Leave out the images and repeat the listing below without a single change.

------ Data section

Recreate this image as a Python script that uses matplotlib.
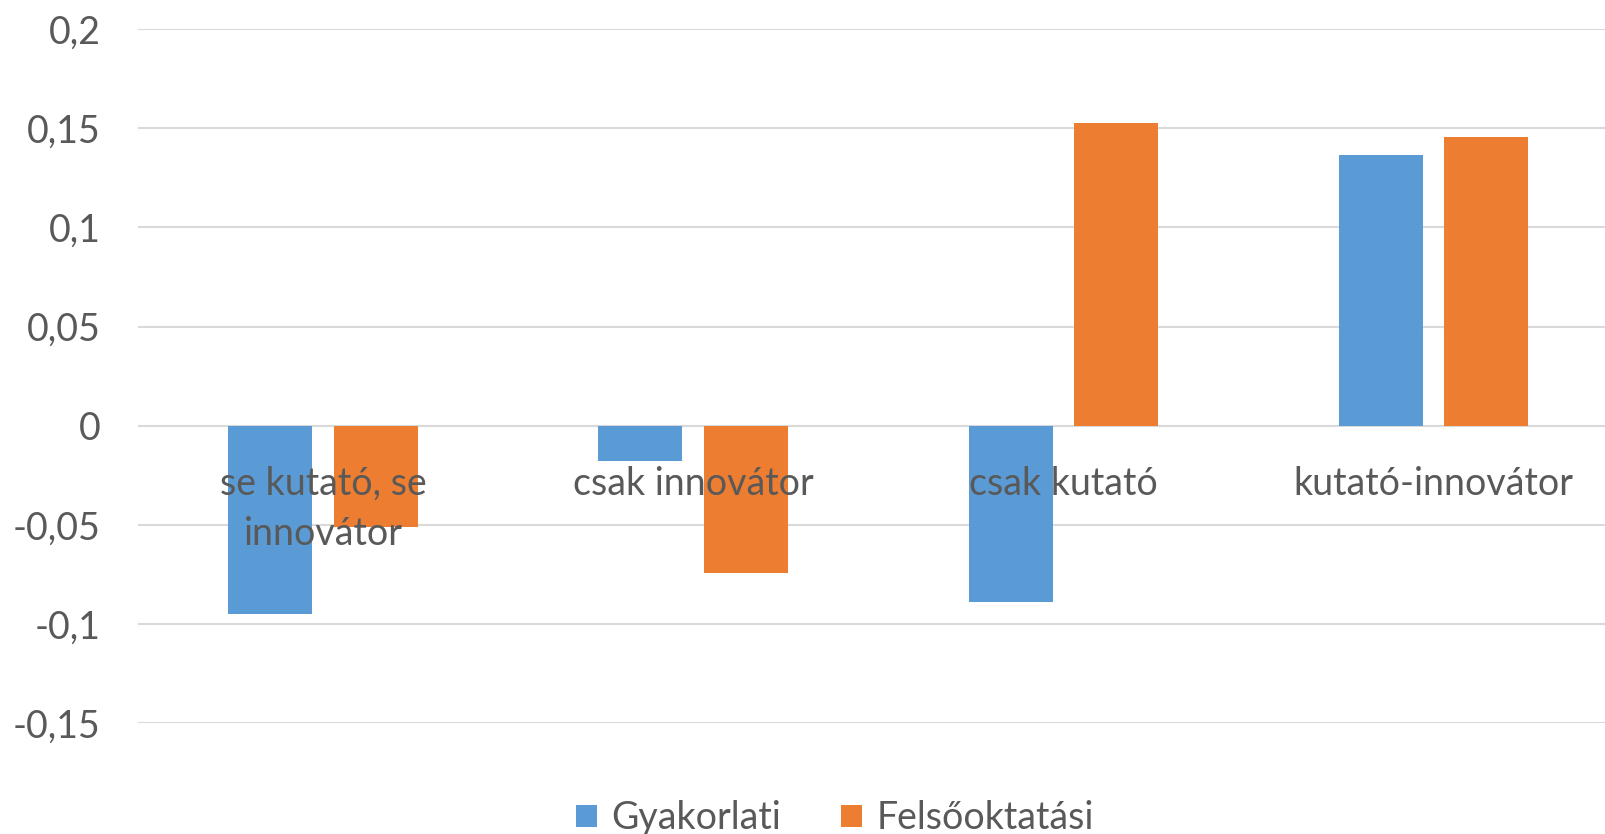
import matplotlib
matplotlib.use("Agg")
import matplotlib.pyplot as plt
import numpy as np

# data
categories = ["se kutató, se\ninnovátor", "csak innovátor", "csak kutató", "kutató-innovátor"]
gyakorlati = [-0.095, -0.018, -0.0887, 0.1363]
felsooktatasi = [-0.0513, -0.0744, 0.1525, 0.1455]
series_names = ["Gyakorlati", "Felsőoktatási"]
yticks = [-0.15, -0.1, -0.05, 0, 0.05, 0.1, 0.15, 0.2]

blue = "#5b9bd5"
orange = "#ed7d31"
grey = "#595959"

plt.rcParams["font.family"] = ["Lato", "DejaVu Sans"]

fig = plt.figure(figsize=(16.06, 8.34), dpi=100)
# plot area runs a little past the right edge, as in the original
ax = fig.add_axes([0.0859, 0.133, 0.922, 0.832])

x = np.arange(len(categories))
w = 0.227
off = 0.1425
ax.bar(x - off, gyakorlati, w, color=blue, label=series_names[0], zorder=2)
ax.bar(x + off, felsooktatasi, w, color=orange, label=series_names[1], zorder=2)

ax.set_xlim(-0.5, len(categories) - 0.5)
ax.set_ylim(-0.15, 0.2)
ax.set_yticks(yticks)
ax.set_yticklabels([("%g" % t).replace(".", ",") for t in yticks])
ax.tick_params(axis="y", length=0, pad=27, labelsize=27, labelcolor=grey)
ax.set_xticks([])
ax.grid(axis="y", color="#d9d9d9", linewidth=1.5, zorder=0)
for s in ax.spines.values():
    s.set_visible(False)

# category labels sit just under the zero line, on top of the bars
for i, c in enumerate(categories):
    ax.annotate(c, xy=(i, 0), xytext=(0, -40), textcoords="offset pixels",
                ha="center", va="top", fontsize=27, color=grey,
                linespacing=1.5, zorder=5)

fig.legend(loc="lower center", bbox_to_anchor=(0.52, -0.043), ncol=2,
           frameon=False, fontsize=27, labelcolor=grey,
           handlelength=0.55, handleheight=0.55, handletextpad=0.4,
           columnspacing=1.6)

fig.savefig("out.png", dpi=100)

------------

- **Solution to this problem**
Recreate this image as a Python script that uses matplotlib.
import matplotlib
matplotlib.use("Agg")
import matplotlib.pyplot as plt
import numpy as np

# data
categories = ["se kutató, se\ninnovátor", "csak innovátor", "csak kutató", "kutató-innovátor"]
gyakorlati = [-0.095, -0.018, -0.0887, 0.1363]
felsooktatasi = [-0.0513, -0.0744, 0.1525, 0.1455]
series_names = ["Gyakorlati", "Felsőoktatási"]
yticks = [-0.15, -0.1, -0.05, 0, 0.05, 0.1, 0.15, 0.2]

blue = "#5b9bd5"
orange = "#ed7d31"
grey = "#595959"

plt.rcParams["font.family"] = ["Lato", "DejaVu Sans"]

fig = plt.figure(figsize=(16.06, 8.34), dpi=100)
# plot area runs a little past the right edge, as in the original
ax = fig.add_axes([0.0859, 0.133, 0.922, 0.832])

x = np.arange(len(categories))
w = 0.227
off = 0.1425
ax.bar(x - off, gyakorlati, w, color=blue, label=series_names[0], zorder=2)
ax.bar(x + off, felsooktatasi, w, color=orange, label=series_names[1], zorder=2)

ax.set_xlim(-0.5, len(categories) - 0.5)
ax.set_ylim(-0.15, 0.2)
ax.set_yticks(yticks)
ax.set_yticklabels([("%g" % t).replace(".", ",") for t in yticks])
ax.tick_params(axis="y", length=0, pad=27, labelsize=27, labelcolor=grey)
ax.set_xticks([])
ax.grid(axis="y", color="#d9d9d9", linewidth=1.5, zorder=0)
for s in ax.spines.values():
    s.set_visible(False)

# category labels sit just under the zero line, on top of the bars
for i, c in enumerate(categories):
    ax.annotate(c, xy=(i, 0), xytext=(0, -40), textcoords="offset pixels",
                ha="center", va="top", fontsize=27, color=grey,
                linespacing=1.5, zorder=5)

fig.legend(loc="lower center", bbox_to_anchor=(0.52, -0.043), ncol=2,
           frameon=False, fontsize=27, labelcolor=grey,
           handlelength=0.55, handleheight=0.55, handletextpad=0.4,
           columnspacing=1.6)

fig.savefig("out.png", dpi=100)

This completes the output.